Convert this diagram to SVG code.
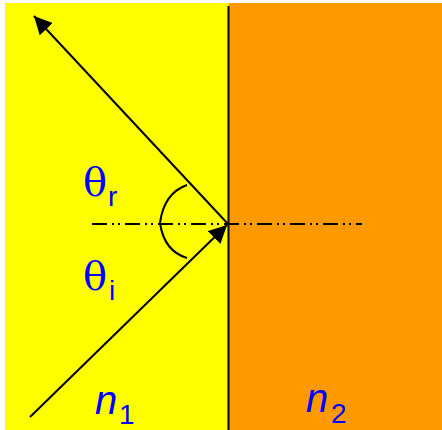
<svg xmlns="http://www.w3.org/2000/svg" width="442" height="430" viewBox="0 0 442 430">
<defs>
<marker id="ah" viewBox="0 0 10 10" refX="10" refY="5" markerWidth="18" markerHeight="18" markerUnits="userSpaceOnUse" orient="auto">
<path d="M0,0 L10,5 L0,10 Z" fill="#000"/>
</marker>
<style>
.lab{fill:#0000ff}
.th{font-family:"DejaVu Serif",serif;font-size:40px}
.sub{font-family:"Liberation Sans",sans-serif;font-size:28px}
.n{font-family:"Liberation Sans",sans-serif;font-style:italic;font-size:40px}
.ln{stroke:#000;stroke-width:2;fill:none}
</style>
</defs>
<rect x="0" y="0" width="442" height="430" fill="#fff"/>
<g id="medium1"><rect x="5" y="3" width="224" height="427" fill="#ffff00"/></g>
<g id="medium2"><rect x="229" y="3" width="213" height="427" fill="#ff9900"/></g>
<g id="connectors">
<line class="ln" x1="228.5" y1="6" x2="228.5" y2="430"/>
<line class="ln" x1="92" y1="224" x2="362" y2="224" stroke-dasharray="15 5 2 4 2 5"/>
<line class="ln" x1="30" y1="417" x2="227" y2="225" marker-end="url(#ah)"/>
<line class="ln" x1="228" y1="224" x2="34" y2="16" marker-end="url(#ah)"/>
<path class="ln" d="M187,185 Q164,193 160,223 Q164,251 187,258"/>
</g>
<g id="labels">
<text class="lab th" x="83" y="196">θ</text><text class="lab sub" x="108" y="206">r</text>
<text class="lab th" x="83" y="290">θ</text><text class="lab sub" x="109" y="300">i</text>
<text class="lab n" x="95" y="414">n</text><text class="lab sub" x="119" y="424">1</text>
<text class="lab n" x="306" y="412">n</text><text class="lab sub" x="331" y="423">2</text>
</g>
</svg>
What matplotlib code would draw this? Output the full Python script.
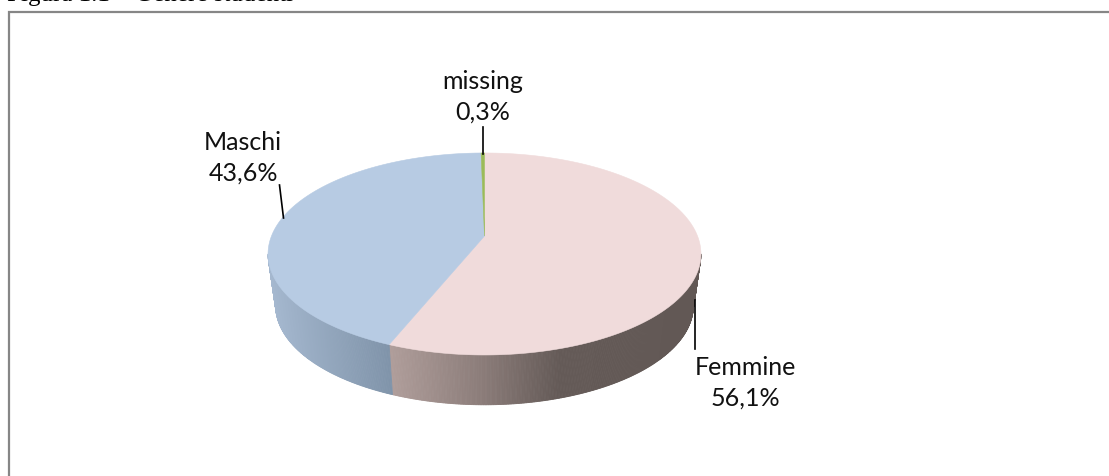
# # # # # # #
▸ **Given exercise**:
Pictures are excluded; repeat every record exactly.

▸ **Response to the exercise**:
Convert this diagram to SVG code.
<svg xmlns="http://www.w3.org/2000/svg" width="442" height="430" viewBox="0 0 442 430">
<defs>
<marker id="ah" viewBox="0 0 10 10" refX="10" refY="5" markerWidth="18" markerHeight="18" markerUnits="userSpaceOnUse" orient="auto">
<path d="M0,0 L10,5 L0,10 Z" fill="#000"/>
</marker>
<style>
.lab{fill:#0000ff}
.th{font-family:"DejaVu Serif",serif;font-size:40px}
.sub{font-family:"Liberation Sans",sans-serif;font-size:28px}
.n{font-family:"Liberation Sans",sans-serif;font-style:italic;font-size:40px}
.ln{stroke:#000;stroke-width:2;fill:none}
</style>
</defs>
<rect x="0" y="0" width="442" height="430" fill="#fff"/>
<g id="medium1"><rect x="5" y="3" width="224" height="427" fill="#ffff00"/></g>
<g id="medium2"><rect x="229" y="3" width="213" height="427" fill="#ff9900"/></g>
<g id="connectors">
<line class="ln" x1="228.5" y1="6" x2="228.5" y2="430"/>
<line class="ln" x1="92" y1="224" x2="362" y2="224" stroke-dasharray="15 5 2 4 2 5"/>
<line class="ln" x1="30" y1="417" x2="227" y2="225" marker-end="url(#ah)"/>
<line class="ln" x1="228" y1="224" x2="34" y2="16" marker-end="url(#ah)"/>
<path class="ln" d="M187,185 Q164,193 160,223 Q164,251 187,258"/>
</g>
<g id="labels">
<text class="lab th" x="83" y="196">θ</text><text class="lab sub" x="108" y="206">r</text>
<text class="lab th" x="83" y="290">θ</text><text class="lab sub" x="109" y="300">i</text>
<text class="lab n" x="95" y="414">n</text><text class="lab sub" x="119" y="424">1</text>
<text class="lab n" x="306" y="412">n</text><text class="lab sub" x="331" y="423">2</text>
</g>
</svg>
What matplotlib code would draw this? Output the full Python script.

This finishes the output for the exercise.